In October, Pompa hired as an attorney Marion Little, a fairly high-profile defense attorney who has recently defended a charter school and pharmacy benefit manager against claims of fraud from the state. Neither he nor a previous attorney representing Pompa responded to emails.
Reforming tort reform?
Rep. Kristin Boggs, D-Columbus, has tried since the Simpkins decision to eliminate the caps on damages for survivors of sexual violence. Her bills, cosponsored with Rep. Allison Russo, D-Columbus, to that effect have gone nowhere.
The legislation has enemies in insurers who don’t want to risk higher payouts, business interests, and the Catholic Church (which has its own history of sexual abuse), several interviewed for this article said.
“My god, give these victims access to justice,” Boggs said in an interview.
Finley, a law professor, said, while she doesn’t know the specifics of how tort reform passed in 2005, its effect on rape victims is likely an oversight. Lawmakers were listening to big business and insurers fretting about products liability and medical malpractice.

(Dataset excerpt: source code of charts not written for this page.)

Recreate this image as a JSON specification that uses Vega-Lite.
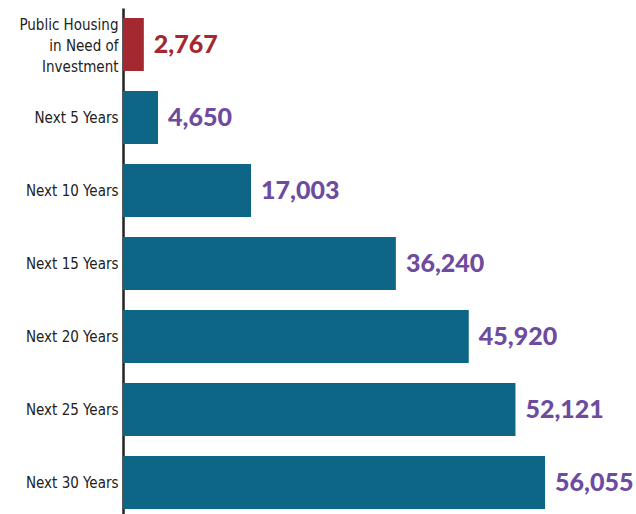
{
  "$schema": "https://vega.github.io/schema/vega-lite/v6.json",
  "autosize": "none",
  "padding": {"left": 123, "top": 8, "right": 0, "bottom": 0},
  "width": 513,
  "height": 511,
  "background": "white",
  "data": {"values": [
    {"cat": "Public Housing|in Need of|Investment", "value": 2767, "kind": "current"},
    {"cat": "Next 5 Years", "value": 4650, "kind": "future"},
    {"cat": "Next 10 Years", "value": 17003, "kind": "future"},
    {"cat": "Next 15 Years", "value": 36240, "kind": "future"},
    {"cat": "Next 20 Years", "value": 45920, "kind": "future"},
    {"cat": "Next 25 Years", "value": 52121, "kind": "future"},
    {"cat": "Next 30 Years", "value": 56055, "kind": "future"}
  ]},
  "encoding": {
    "y": {"field": "cat", "type": "nominal", "sort": null,
      "scale": {"paddingInner": 0.274, "paddingOuter": 0.137},
      "axis": {"title": null, "ticks": false, "domain": true, "domainColor": "#222222", "domainWidth": 2.5,
        "labelExpr": "split(datum.value, '|')", "labelFont": "DejaVu Sans Condensed", "labelFontSize": 15,
        "labelColor": "#222222", "labelPadding": 5, "labelLineHeight": 21, "labelLimit": 200,
        "labelOffset": {"condition": {"test": "indexof(datum.value, '|') >= 0", "value": -20}, "value": 0}}},
    "x": {"field": "value", "type": "quantitative", "scale": {"domain": [0, 68130], "nice": false}, "axis": null}
  },
  "layer": [
    {"mark": {"type": "bar"},
      "encoding": {"color": {"field": "kind", "type": "nominal", "legend": null,
        "scale": {"domain": ["current", "future"], "range": ["#A3282F", "#0E6687"]}}}},
    {"mark": {"type": "text", "align": "left", "baseline": "middle", "dx": 10, "font": "Lato", "fontWeight": 900, "fontSize": 25},
      "encoding": {"text": {"field": "value", "type": "quantitative", "format": ","},
        "color": {"field": "kind", "type": "nominal", "legend": null,
          "scale": {"domain": ["current", "future"], "range": ["#A3282F", "#6D4C9F"]}}}}
  ],
  "resolve": {"scale": {"color": "independent"}},
  "config": {"view": {"stroke": null}}
}
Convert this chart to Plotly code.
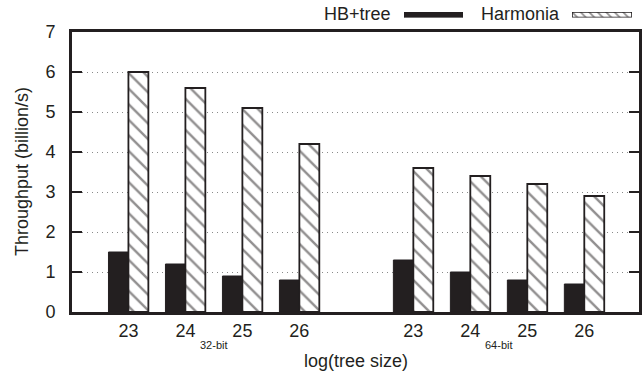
import plotly.graph_objects as go

# ---- data ----
tree_sizes = ["23", "24", "25", "26"]
word_sizes = ["32-bit", "64-bit"]
hb_tree_32 = [1.5, 1.2, 0.9, 0.8]
hb_tree_64 = [1.3, 1.0, 0.8, 0.7]
harmonia_32 = [6.0, 5.6, 5.1, 4.2]
harmonia_64 = [3.6, 3.4, 3.2, 2.9]
y_ticks = [0, 1, 2, 3, 4, 5, 6, 7]

W, H = 642, 371
FONT = "Liberation Sans, Arial, Helvetica, sans-serif"
INK = "#231f20"

# positions: the two word-size groups separated by an empty slot
pos_32 = [i for i in range(len(tree_sizes))]
pos_64 = [i + len(tree_sizes) + 1 for i in range(len(tree_sizes))]
positions = pos_32 + pos_64
hb_vals = hb_tree_32 + hb_tree_64
harm_vals = harmonia_32 + harmonia_64

def px_x(p):
    return p / W

def px_y(p):
    return (H - p) / H

fig = go.Figure()

fig.add_trace(go.Bar(
    x=positions, y=hb_vals, name="HB+tree",
    marker=dict(color=INK, line=dict(color=INK, width=1)),
    showlegend=False,
))
fig.add_trace(go.Bar(
    x=positions, y=harm_vals, name="Harmonia",
    marker=dict(color="white", line=dict(color=INK, width=1.8),
                pattern=dict(shape="\\", fgcolor=INK, bgcolor="white",
                             size=11, solidity=0.22)),
    showlegend=False,
))

# legend keys (drawn as small bars on their own tiny axes)
fig.add_trace(go.Bar(x=[0.5], y=[1], width=[1], xaxis="x2", yaxis="y2",
                     marker=dict(color=INK, line=dict(color=INK, width=1)),
                     showlegend=False, hoverinfo="skip"))
fig.add_trace(go.Bar(x=[0.5], y=[1], width=[1], xaxis="x3", yaxis="y3",
                     marker=dict(color="white", line=dict(color=INK, width=1.6),
                                 pattern=dict(shape="\\", fgcolor=INK, bgcolor="white",
                                              size=6, solidity=0.3)),
                     showlegend=False, hoverinfo="skip"))

tick_text = tree_sizes + tree_sizes

annotations = [
    dict(text="HB+tree", x=px_x(393), y=px_y(14.5), xref="paper", yref="paper",
         xanchor="right", yanchor="middle", showarrow=False,
         font=dict(size=18, family=FONT, color=INK)),
    dict(text="Harmonia", x=px_x(562), y=px_y(14.5), xref="paper", yref="paper",
         xanchor="right", yanchor="middle", showarrow=False,
         font=dict(size=18, family=FONT, color=INK)),
    dict(text="Throughput (billion/s)", x=px_x(22), y=px_y(172), xref="paper", yref="paper",
         xanchor="center", yanchor="middle", textangle=-90, showarrow=False,
         font=dict(size=18, family=FONT, color=INK)),
    dict(text="log(tree size)", x=px_x(355.5), y=px_y(360.5), xref="paper", yref="paper",
         xanchor="center", yanchor="middle", showarrow=False,
         font=dict(size=18, family=FONT, color=INK)),
]
for grp, pos in zip(word_sizes, [pos_32, pos_64]):
    annotations.append(dict(
        text=grp, x=(pos[0] + pos[-1]) / 2, y=px_y(345), xref="x", yref="paper",
        xanchor="center", yanchor="middle", showarrow=False,
        font=dict(size=11, family=FONT, color=INK)))

fig.update_layout(
    width=W, height=H, autosize=False,
    margin=dict(l=0, r=0, t=0, b=0, pad=0, autoexpand=False),
    paper_bgcolor="white", plot_bgcolor="white",
    barmode="group", bargap=0.3, bargroupgap=0,
    font=dict(family=FONT, size=18, color=INK),
    xaxis=dict(domain=[px_x(72), px_x(639)], range=[-0.99, 8.96],
               tickvals=positions, ticktext=tick_text, ticks="",
               showline=True, linewidth=3, linecolor=INK, mirror=True,
               showgrid=False, zeroline=False,
               tickfont=dict(size=18, family=FONT, color=INK)),
    yaxis=dict(domain=[px_y(312), px_y(32)], range=[0, 7], tickvals=y_ticks,
               ticks="inside", ticklen=10, tickwidth=2, tickcolor=INK,
               ticklabelstandoff=10,
               showline=True, linewidth=3, linecolor=INK, mirror="ticks",
               showgrid=True, gridcolor="#8a8a8a", gridwidth=1, griddash="1px,4px",
               zeroline=False,
               tickfont=dict(size=18, family=FONT, color=INK)),
    xaxis2=dict(domain=[px_x(404), px_x(463)], range=[0, 1], visible=False, anchor="y2"),
    yaxis2=dict(domain=[px_y(17.5), px_y(12)], range=[0, 1], visible=False, anchor="x2"),
    xaxis3=dict(domain=[px_x(572), px_x(632)], range=[0, 1], visible=False, anchor="y3"),
    yaxis3=dict(domain=[px_y(17.5), px_y(12)], range=[0, 1], visible=False, anchor="x3"),
    annotations=annotations,
)

fig.write_html("out.html", config={"displayModeBar": False, "staticPlot": True},
               post_script="document.body.style.margin='0';")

However, she said citing any such kind of business interest in failing to change the law is simply offensive.
“There can’t be any rational connection between protecting pedophiles and creating a better business climate,” she said. “To even suggest that anyone would think there could be a connection between that is appalling.”
Fitch declined an interview with his clients, citing their exhaustion with years of appeals and media attention. He said the problem in the law has been clear since the Simpkins case was decided, yet lawmakers have opted against fixing it.
“Since 2013, they’ve known this is how the law works,” he said. “So why hasn’t there been a change?”
“Tort reform supposedly means improvement. That’s what reform means, improvement in the legal system. I don’t personally believe there’s any improvement here. It’s just special interest legislation to help big businesses and the insurance industry make more money.”